**To do**
List every line in this data where the string "matplotlib" occurs.

**Provided data**
☆ ☆ ☆ ☆ ☆

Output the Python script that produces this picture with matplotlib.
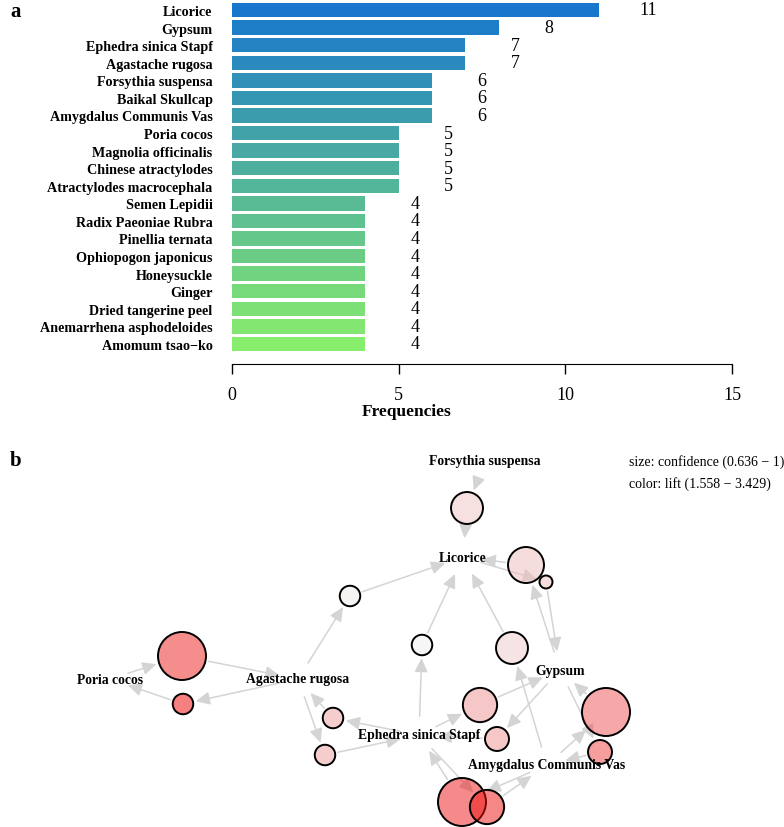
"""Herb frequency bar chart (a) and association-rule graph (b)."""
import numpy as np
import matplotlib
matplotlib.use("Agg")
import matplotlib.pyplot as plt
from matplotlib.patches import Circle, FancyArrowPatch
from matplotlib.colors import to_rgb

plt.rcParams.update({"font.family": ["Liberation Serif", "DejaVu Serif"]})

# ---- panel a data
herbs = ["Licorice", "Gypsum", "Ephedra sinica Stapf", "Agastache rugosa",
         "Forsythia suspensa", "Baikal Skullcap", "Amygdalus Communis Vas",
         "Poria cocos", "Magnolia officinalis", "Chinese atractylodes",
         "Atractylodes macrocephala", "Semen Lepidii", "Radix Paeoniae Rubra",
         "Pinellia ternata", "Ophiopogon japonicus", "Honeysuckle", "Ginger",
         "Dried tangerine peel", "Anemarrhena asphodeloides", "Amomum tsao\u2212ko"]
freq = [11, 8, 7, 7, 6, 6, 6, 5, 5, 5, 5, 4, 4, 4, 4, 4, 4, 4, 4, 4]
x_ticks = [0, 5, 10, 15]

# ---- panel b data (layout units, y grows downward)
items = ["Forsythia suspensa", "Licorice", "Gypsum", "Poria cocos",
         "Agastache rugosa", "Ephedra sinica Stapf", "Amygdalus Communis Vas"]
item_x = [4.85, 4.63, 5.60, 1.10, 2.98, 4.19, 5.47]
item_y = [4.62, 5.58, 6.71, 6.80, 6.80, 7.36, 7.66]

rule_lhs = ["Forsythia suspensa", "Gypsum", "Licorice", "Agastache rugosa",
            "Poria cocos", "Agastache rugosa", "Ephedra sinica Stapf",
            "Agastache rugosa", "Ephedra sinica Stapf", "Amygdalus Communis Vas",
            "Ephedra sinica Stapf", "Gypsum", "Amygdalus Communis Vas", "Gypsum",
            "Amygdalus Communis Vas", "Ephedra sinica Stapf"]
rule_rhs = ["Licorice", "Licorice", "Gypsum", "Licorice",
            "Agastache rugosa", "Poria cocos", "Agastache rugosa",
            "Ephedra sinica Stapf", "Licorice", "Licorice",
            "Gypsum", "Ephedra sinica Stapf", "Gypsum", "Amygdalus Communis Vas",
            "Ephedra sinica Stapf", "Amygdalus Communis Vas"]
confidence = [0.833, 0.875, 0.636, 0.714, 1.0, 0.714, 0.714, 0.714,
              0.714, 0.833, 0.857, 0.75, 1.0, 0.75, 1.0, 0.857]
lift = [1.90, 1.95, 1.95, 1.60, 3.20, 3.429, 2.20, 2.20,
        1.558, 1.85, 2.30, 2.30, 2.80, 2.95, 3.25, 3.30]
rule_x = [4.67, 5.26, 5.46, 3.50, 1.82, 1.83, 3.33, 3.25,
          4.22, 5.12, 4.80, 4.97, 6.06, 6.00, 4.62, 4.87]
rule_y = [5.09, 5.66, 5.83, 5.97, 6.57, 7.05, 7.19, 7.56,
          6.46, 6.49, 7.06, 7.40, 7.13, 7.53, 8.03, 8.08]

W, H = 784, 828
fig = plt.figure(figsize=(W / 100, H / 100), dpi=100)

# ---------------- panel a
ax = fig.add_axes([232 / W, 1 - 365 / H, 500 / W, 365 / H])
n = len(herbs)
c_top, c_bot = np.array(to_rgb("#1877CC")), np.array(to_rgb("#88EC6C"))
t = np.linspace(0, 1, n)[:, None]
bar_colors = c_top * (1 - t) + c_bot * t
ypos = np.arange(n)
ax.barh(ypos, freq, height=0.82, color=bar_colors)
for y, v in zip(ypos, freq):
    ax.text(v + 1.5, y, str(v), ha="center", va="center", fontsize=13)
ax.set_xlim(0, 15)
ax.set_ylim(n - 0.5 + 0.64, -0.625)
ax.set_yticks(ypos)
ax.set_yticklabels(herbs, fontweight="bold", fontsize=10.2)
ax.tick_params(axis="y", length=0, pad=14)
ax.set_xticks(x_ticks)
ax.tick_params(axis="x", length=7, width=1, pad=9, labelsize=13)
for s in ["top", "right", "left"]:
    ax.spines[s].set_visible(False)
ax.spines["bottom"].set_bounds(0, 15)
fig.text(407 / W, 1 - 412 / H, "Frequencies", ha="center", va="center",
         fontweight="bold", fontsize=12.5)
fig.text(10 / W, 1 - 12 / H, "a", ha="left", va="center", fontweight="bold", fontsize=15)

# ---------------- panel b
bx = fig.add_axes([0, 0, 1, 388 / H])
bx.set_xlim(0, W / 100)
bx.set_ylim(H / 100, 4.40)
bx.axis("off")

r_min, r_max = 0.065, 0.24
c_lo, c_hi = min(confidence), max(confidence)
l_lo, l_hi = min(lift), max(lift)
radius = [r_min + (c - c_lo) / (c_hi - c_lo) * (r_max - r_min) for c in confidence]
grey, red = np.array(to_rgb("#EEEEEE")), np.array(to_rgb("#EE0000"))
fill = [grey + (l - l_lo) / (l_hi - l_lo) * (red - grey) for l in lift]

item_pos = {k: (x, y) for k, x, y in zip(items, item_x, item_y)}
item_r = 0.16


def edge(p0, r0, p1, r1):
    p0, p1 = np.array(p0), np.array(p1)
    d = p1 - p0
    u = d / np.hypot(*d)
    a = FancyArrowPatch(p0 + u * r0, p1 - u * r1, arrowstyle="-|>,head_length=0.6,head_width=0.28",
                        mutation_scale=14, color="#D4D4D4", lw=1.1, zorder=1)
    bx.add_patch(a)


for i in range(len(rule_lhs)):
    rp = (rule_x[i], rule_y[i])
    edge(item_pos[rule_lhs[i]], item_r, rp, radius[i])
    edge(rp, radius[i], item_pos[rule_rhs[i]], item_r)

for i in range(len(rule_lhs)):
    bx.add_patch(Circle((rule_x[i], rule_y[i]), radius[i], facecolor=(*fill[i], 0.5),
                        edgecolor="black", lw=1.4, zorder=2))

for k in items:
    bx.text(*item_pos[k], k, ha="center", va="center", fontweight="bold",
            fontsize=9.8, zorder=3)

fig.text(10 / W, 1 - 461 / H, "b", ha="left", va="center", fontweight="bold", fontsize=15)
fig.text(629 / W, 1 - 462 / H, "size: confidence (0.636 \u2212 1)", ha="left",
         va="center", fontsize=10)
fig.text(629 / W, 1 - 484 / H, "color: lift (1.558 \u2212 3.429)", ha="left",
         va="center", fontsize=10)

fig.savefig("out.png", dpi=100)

☆ ☆ ☆ ☆ ☆

**Result of this task**
Output the Python script that produces this picture with matplotlib.
import matplotlib
matplotlib.use("Agg")
import matplotlib.pyplot as plt
from matplotlib.patches import Circle, FancyArrowPatch
from matplotlib.colors import to_rgb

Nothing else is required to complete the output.